Exercise:
Quote from the first line below through the line that contains "const purple360Y = [1000, 707];", both included, and leave the pictures out.
____________
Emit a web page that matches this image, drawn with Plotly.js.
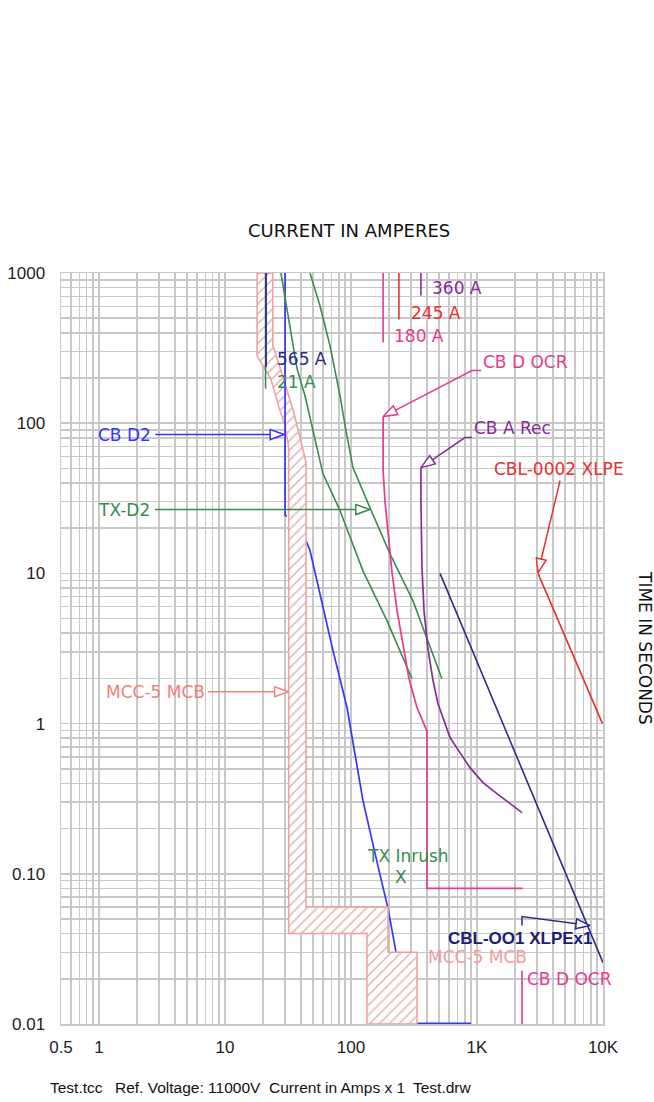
<!DOCTYPE html>
<html><head><meta charset="utf-8">
<script src="https://cdn.plot.ly/plotly-3.0.1.min.js"></script>
<style>html,body{margin:0;padding:0;background:#fff}</style>
</head><body><div id="chart" style="width:654px;height:1102px"></div>
<script>
// ---- Axis ticks ----
const xTickVals = [0.5, 1, 10, 100, 1000, 10000];
const xTickText = ['0.5', '1', '10', '100', '1K', '10K'];
const yTickVals = [0.01, 0.1, 1, 10, 100, 1000];
const yTickText = ['0.01', '0.10', '1', '10', '100', '1000'];

// ---- MCC-5 MCB band (amps, seconds) ----
const mccBandX = [18, 18, 23, 27, 30, 32, 32, 134, 134, 334, 334, 197, 197, 44, 44, 41, 35, 29, 24, 24, 18];
const mccBandY = [1000, 280, 200, 125, 96, 70, 0.04, 0.04, 0.01, 0.01, 0.03, 0.03, 0.06, 0.06, 55, 70, 120, 200, 330, 1000, 1000];

// ---- CB D2 ----
const cbD2LongX = [30, 30, 31];
const cbD2LongY = [1000, 24.3, 24];
const cbD2InstX = [44, 47.3, 56.7, 72, 93, 124.5, 167, 197, 228, 228, 896];
const cbD2InstY = [16.5, 14.2, 7.34, 3.06, 1.28, 0.307, 0.105, 0.0587, 0.0299, 0.0101, 0.0101];

// ---- TX curves (green) ----
const txAX = [27.8, 32.2, 37.3, 43.1, 49.9, 59.9, 81.8, 124.5, 193, 305];
const txAY = [1000, 482, 231, 153, 89.3, 46.2, 26.2, 10.4, 4.85, 1.99];
const txBX = [47.3, 56.7, 68.1, 81.8, 91.2, 103.7, 141.5, 204, 310, 527];
const txBY = [1000, 607, 329, 153, 89.3, 50.6, 27.4, 13.5, 6.59, 1.99];
const tx21X = [21, 21];
const tx21Y = [1000, 170];

// ---- pickup markers ----
const navy565X = [21.2, 21.2];
const navy565Y = [1000, 238];
const pink180X = [180, 180];
const pink180Y = [1000, 344];
const red245X = [240, 240];
const red245Y = [1000, 490];
const purple360X = [359, 359];
const purple360Y = [1000, 707];

// ---- CB D OCR (pink) ----
const ocrX = [180, 180, 186, 197, 211, 232, 259, 289, 334, 395, 401, 401, 2300];
const ocrY = [110.7, 48.3, 30.5, 18.4, 10.4, 5.65, 3.41, 1.99, 1.28, 0.9, 0.89, 0.08, 0.08];
const ocrBotX = [2276, 2276];
const ocrBotY = [0.0227, 0.01];

// ---- CB A Rec (purple) ----
const recX = [359, 359, 366, 380, 408, 448, 490, 537, 611, 733, 880, 1116, 1340, 2276];
const recY = [50.6, 30.5, 10.9, 5.65, 3.16, 1.93, 1.36, 1.096, 0.807, 0.641, 0.509, 0.405, 0.358, 0.2556];

// ---- cables ----
const cbl001X = [509, 10000];
const cbl001Y = [10, 0.0256];
const cbl0002X = [3050, 9900];
const cbl0002Y = [10, 1.0];

// ---- label leaders ----
const leadCbD2X = [2.8, 29.5], leadCbD2Y = [84, 84];
const leadTxD2X = [2.78, 141], leadTxD2Y = [26.6, 26.6];
const leadMccX = [7.3, 32], leadMccY = [1.63, 1.63];
const leadOcrX = [1080, 912, 180], leadOcrY = [224, 224, 110.7];
const leadRecX = [912, 803, 359], leadRecY = [80.2, 80.2, 50.6];
const leadCbl2X = [4560, 3050], leadCbl2Y = [41.5, 10.1];
const leadCbl1X = [2276, 2276, 7880], leadCbl1Y = [0.0452, 0.0519, 0.0452];

// ---- colours ----
const C = {
  band: '#f29c9c', bandText: '#f08080', blue: '#3535ff', navy: '#2b2b8c',
  green: '#3a8c50', pink: '#e83a8e', purple: '#8a2a9c', red: '#e83030'
};

// ---- geometry helpers (for arrowheads only) ----
const M = {l: 61, r: 51, t: 273, b: 78};
const W = 654 - M.l - M.r, H = 1102 - M.t - M.b;
const LX0 = Math.log10(0.5), LX1 = 4, LY0 = -2, LY1 = 3;
const toPx = x => M.l + (Math.log10(x) - LX0) / (LX1 - LX0) * W;
const toPy = y => M.t + (LY1 - Math.log10(y)) / (LY1 - LY0) * H;
const fromPx = p => Math.pow(10, LX0 + (p - M.l) / W * (LX1 - LX0));
const fromPy = p => Math.pow(10, LY1 - (p - M.t) / H * (LY1 - LY0));
function head(xs, ys, L = 14, w = 5) {
  const n = xs.length;
  const tx = toPx(xs[n-1]), ty = toPy(ys[n-1]);
  const fx = toPx(xs[n-2]), fy = toPy(ys[n-2]);
  let dx = tx - fx, dy = ty - fy; const d = Math.hypot(dx, dy); dx /= d; dy /= d;
  const bx = tx - L*dx, by = ty - L*dy;
  const pts = [[tx, ty], [bx - w*dy, by + w*dx], [bx + w*dy, by - w*dx], [tx, ty]];
  return {x: pts.map(p => fromPx(p[0])), y: pts.map(p => fromPy(p[1]))};
}

function line(x, y, color, width = 1.6) {
  return {type: 'scatter', mode: 'lines', x, y, line: {color, width}, hoverinfo: 'skip', showlegend: false};
}
function arrow(x, y, color) {
  const h = head(x, y);
  return [line(x, y, color, 1.5),
    {type: 'scatter', mode: 'lines', x: h.x, y: h.y, fill: 'toself', fillcolor: '#ffffff',
     line: {color, width: 1.5}, hoverinfo: 'skip', showlegend: false}];
}

const traces = [
  line(cbD2InstX, cbD2InstY, C.blue, 1.7),
  {type: 'scatter', mode: 'lines', x: mccBandX, y: mccBandY, fill: 'toself',
   fillcolor: '#ffffff',
   fillpattern: {shape: '/', bgcolor: '#ffffff', fgcolor: '#d9aaaa', size: 7, solidity: 0.18},
   line: {color: C.band, width: 1.5}, hoverinfo: 'skip', showlegend: false},
  line(tx21X, tx21Y, C.green),
  line(navy565X, navy565Y, C.navy, 1.7),
  line(cbD2LongX, cbD2LongY, C.blue, 1.7),
  line(txAX, txAY, C.green),
  line(txBX, txBY, C.green),
  line(pink180X, pink180Y, C.pink),
  line(red245X, red245Y, C.red),
  line(purple360X, purple360Y, C.purple),
  line(ocrX, ocrY, C.pink, 1.7),
  line(ocrBotX, ocrBotY, C.pink),
  line(recX, recY, C.purple, 1.7),
  line(cbl001X, cbl001Y, C.navy),
  line(cbl0002X, cbl0002Y, C.red),
  ...arrow(leadCbD2X, leadCbD2Y, C.blue),
  ...arrow(leadTxD2X, leadTxD2Y, C.green),
  ...arrow(leadMccX, leadMccY, C.bandText),
  ...arrow(leadOcrX, leadOcrY, C.pink),
  ...arrow(leadRecX, leadRecY, C.purple),
  ...arrow(leadCbl2X, leadCbl2Y, C.red),
  ...arrow(leadCbl1X, leadCbl1Y, C.navy)
];

const LF = 'DejaVu Sans, Verdana, sans-serif';
function lab(text, x, y, color, xanchor = 'left', extra = {}) {
  return Object.assign({text, x: Math.log10(x), y: Math.log10(y), xref: 'x', yref: 'y',
    xanchor, yanchor: 'middle', showarrow: false, font: {family: LF, size: 17, color}}, extra);
}
const FF = 'Liberation Sans, Arial, sans-serif';
function foot(text, px) {
  return {text, x: (px - M.l) / W, y: (M.t + H - 1087) / H, xref: 'paper', yref: 'paper',
    xanchor: 'left', yanchor: 'middle', showarrow: false, font: {family: FF, size: 15.5, color: '#111'}};
}

const annotations = [
  lab('CB D2', 2.68, 84, C.blue, 'right'),
  lab('TX-D2', 2.62, 26.6, C.green, 'right'),
  lab('MCC-5 MCB', 7.2, 1.63, C.bandText, 'right'),
  lab('CB D OCR', 1080, 257, C.pink),
  lab('CB A Rec', 912, 93.5, C.purple),
  lab('CBL-0002 XLPE', 1320, 49.9, C.red),
  lab('CBL-OO1 XLPEx1', 570, 0.037, '#1c1c78', 'left', {font: {family: 'Liberation Sans, Arial, sans-serif', size: 17, color: '#1c1c78', weight: 'bold'}}),
  lab('MCC-5 MCB', 395, 0.0281, C.band),
  lab('CB D OCR', 2420, 0.02, C.pink),
  lab('TX Inrush', 281, 0.132, C.green, 'center'),
  lab('X', 249, 0.0958, C.green, 'center'),
  lab('565 A', 25.0, 269, C.navy),
  lab('21 A', 25.0, 189, C.green),
  lab('360 A', 425, 800, C.purple),
  lab('245 A', 290, 545, C.red),
  lab('180 A', 212, 383, C.pink),
  {text: 'CURRENT IN AMPERES', x: (349 - M.l) / W, y: (M.t + H - 230) / H, xref: 'paper', yref: 'paper',
   xanchor: 'center', yanchor: 'middle', showarrow: false, font: {family: LF, size: 18, color: '#111'}},
  {text: 'TIME IN SECONDS', x: (645 - M.l) / W, y: (M.t + H - 648) / H, xref: 'paper', yref: 'paper',
   xanchor: 'center', yanchor: 'middle', textangle: 90, showarrow: false, font: {family: LF, size: 17, color: '#111'}},
  foot('Test.tcc', 48),
  foot('Ref. Voltage: 11000V', 113),
  foot('Current in Amps x 1', 267),
  foot('Test.drw', 411)
];

const grid = '#c8c8c8';
const tickFont = {family: 'Liberation Sans, Arial, sans-serif', size: 17, color: '#222'};
const layout = {
  width: 654, height: 1102, margin: M,
  paper_bgcolor: '#ffffff', plot_bgcolor: '#ffffff',
  showlegend: false,
  xaxis: {type: 'log', range: [LX0, LX1], tickmode: 'array', tickvals: xTickVals, ticktext: xTickText,
    showgrid: true, gridcolor: grid, gridwidth: 1.5, zeroline: false, showline: true, linecolor: grid, linewidth: 1.5, mirror: true,
    ticks: 'outside', ticklen: 7, tickcolor: 'rgba(0,0,0,0)', tickfont: tickFont,
    minor: {dtick: 'D1', showgrid: true, gridcolor: grid, gridwidth: 1.5, ticks: ''}, fixedrange: true},
  yaxis: {type: 'log', range: [LY0, LY1], tickmode: 'array', tickvals: yTickVals, ticktext: yTickText,
    showgrid: true, gridcolor: grid, gridwidth: 1.5, zeroline: false, showline: true, linecolor: grid, linewidth: 1.5, mirror: true,
    ticks: 'outside', ticklen: 11, tickcolor: 'rgba(0,0,0,0)', tickfont: tickFont,
    minor: {dtick: 'D1', showgrid: true, gridcolor: grid, gridwidth: 1.5, ticks: ''}, fixedrange: true},
  annotations
};

Plotly.newPlot('chart', traces, layout, {staticPlot: true, displayModeBar: false});
</script></body></html>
____________
Exercise solution:
Emit a web page that matches this image, drawn with Plotly.js.
<!DOCTYPE html>
<html><head><meta charset="utf-8">
<script src="https://cdn.plot.ly/plotly-3.0.1.min.js"></script>
<style>html,body{margin:0;padding:0;background:#fff}</style>
</head><body><div id="chart" style="width:654px;height:1102px"></div>
<script>
// ---- Axis ticks ----
const xTickVals = [0.5, 1, 10, 100, 1000, 10000];
const xTickText = ['0.5', '1', '10', '100', '1K', '10K'];
const yTickVals = [0.01, 0.1, 1, 10, 100, 1000];
const yTickText = ['0.01', '0.10', '1', '10', '100', '1000'];

// ---- MCC-5 MCB band (amps, seconds) ----
const mccBandX = [18, 18, 23, 27, 30, 32, 32, 134, 134, 334, 334, 197, 197, 44, 44, 41, 35, 29, 24, 24, 18];
const mccBandY = [1000, 280, 200, 125, 96, 70, 0.04, 0.04, 0.01, 0.01, 0.03, 0.03, 0.06, 0.06, 55, 70, 120, 200, 330, 1000, 1000];

// ---- CB D2 ----
const cbD2LongX = [30, 30, 31];
const cbD2LongY = [1000, 24.3, 24];
const cbD2InstX = [44, 47.3, 56.7, 72, 93, 124.5, 167, 197, 228, 228, 896];
const cbD2InstY = [16.5, 14.2, 7.34, 3.06, 1.28, 0.307, 0.105, 0.0587, 0.0299, 0.0101, 0.0101];

// ---- TX curves (green) ----
const txAX = [27.8, 32.2, 37.3, 43.1, 49.9, 59.9, 81.8, 124.5, 193, 305];
const txAY = [1000, 482, 231, 153, 89.3, 46.2, 26.2, 10.4, 4.85, 1.99];
const txBX = [47.3, 56.7, 68.1, 81.8, 91.2, 103.7, 141.5, 204, 310, 527];
const txBY = [1000, 607, 329, 153, 89.3, 50.6, 27.4, 13.5, 6.59, 1.99];
const tx21X = [21, 21];
const tx21Y = [1000, 170];

// ---- pickup markers ----
const navy565X = [21.2, 21.2];
const navy565Y = [1000, 238];
const pink180X = [180, 180];
const pink180Y = [1000, 344];
const red245X = [240, 240];
const red245Y = [1000, 490];
const purple360X = [359, 359];
const purple360Y = [1000, 707];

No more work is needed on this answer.